Dopo la partnership milionaria con Nike, un documentario su Netflix e una collaborazione con il videogioco più popolare degli ultimi 20 anni, Fortnite, Travis Scott è diventato il perfetto compimento del capitalismo americano, un capitalismo dall’immagine perfettamente pulita, inattaccabile dai backlash dei social media perché talmente ubiqui dal finire con il piacere a tutti. Travis Scott ha fatto della sua carriera la rappresentazione perfetta dell’era Instagram, andando sempre più a posizionare come “Kanye West della nostra era” più che come nuovo Kanye West. Il pubblico di Travis Scott non è più necessariamente lo stesso di Kendrick Lamar, ma quello di Drake. Travis è il rapper della middle class americana, padre della figlia di una delle più potenti influencer del pianeta. Travis Scott è il rapper di tutti, come McDonalds. Ed è per questo che è difficile immaginare che possa riuscire nell’obiettivo di ampliare il già numeroso pubblico del brand, che da certo punti di vista del capitalismo rappresenta il lato più oscuro e stereotipato.

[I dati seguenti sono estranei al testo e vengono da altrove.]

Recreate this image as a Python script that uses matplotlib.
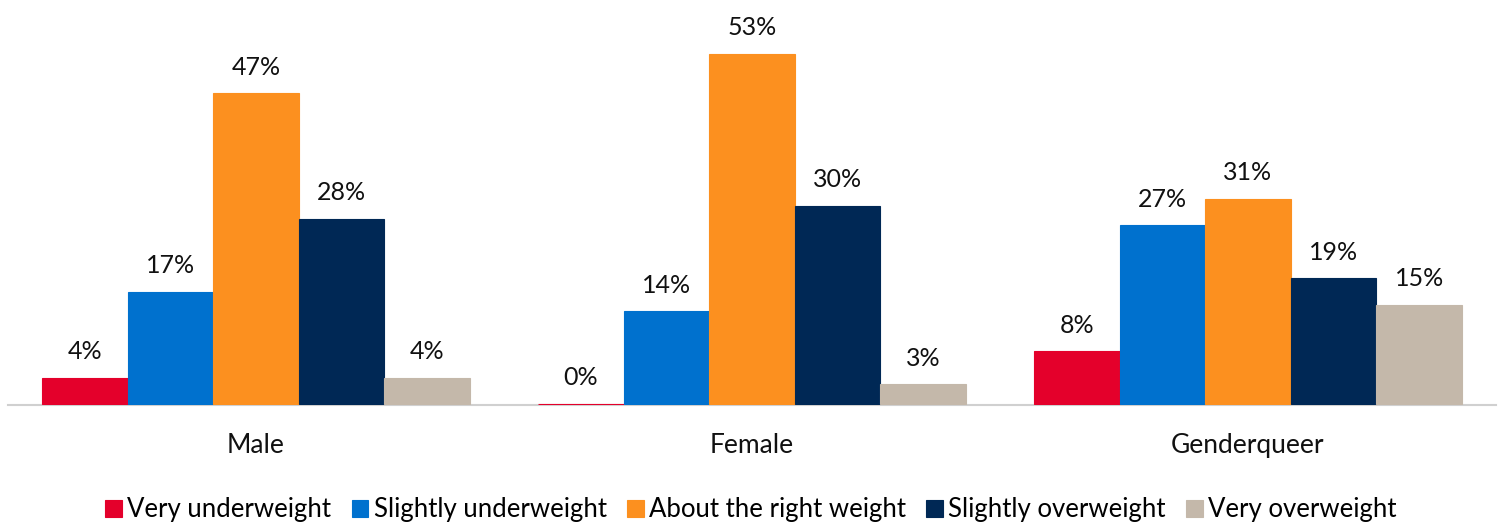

Fabian Gosler su Highsnobiety ha sottolineato come la collaborazione tra Travis e McDonald’s sia quella tra il rapper più popolare al mondo tra le Gen Z e uno dei fast food che in primis è responsabile degli alti tassi di obesità dei giovani americani, sottolineando forse in maniera fin troppo moralista come Travis Scott stia mettendo il suo compenso economico davanti alla salute dei suoi fan. Ma Travis Scott è una azienda, una multinazionale, e si comporta come tale: è molto probabile che della partnership con McDonald's faranno parte delle azioni di beneficenza direttamente collegate alla vendita del menù, che peraltro sarà venduto al prezzo popolare di 6 dollari. Non ha senso chiedersi se sia etico che Travis Scott faccia pubblicità ad un fast food, come non ne ha pretendere che i brani dei rapper siano educativi o che un brand non alimentati un hype folle e certamente insensato attorno alle sue collaborazioni. L’obiettivo di tutte queste iniziative è costruire quella che probabilmente è già oggi la più grande macchina da merchandising della storia della musica recente, molto più che riavvicinare McDonald's alla comunità afroamericana. Da questo punto di vista è chiaro che Travis Scott non garantisca street credibility, ma engagement e coolness, una coolness che un brand “vecchio” come McDonald's - come altri nel settore dei fast food, come Dunkin che collabora con la megastar di TikTOk Charli D’Amelio - non può che cercare nell’universo dei social media. Ma se è adesso chiaro a cosa serva Travis Scott a McDonalds, la vera domanda è: a cosa serve McDonalds a Travis Scott?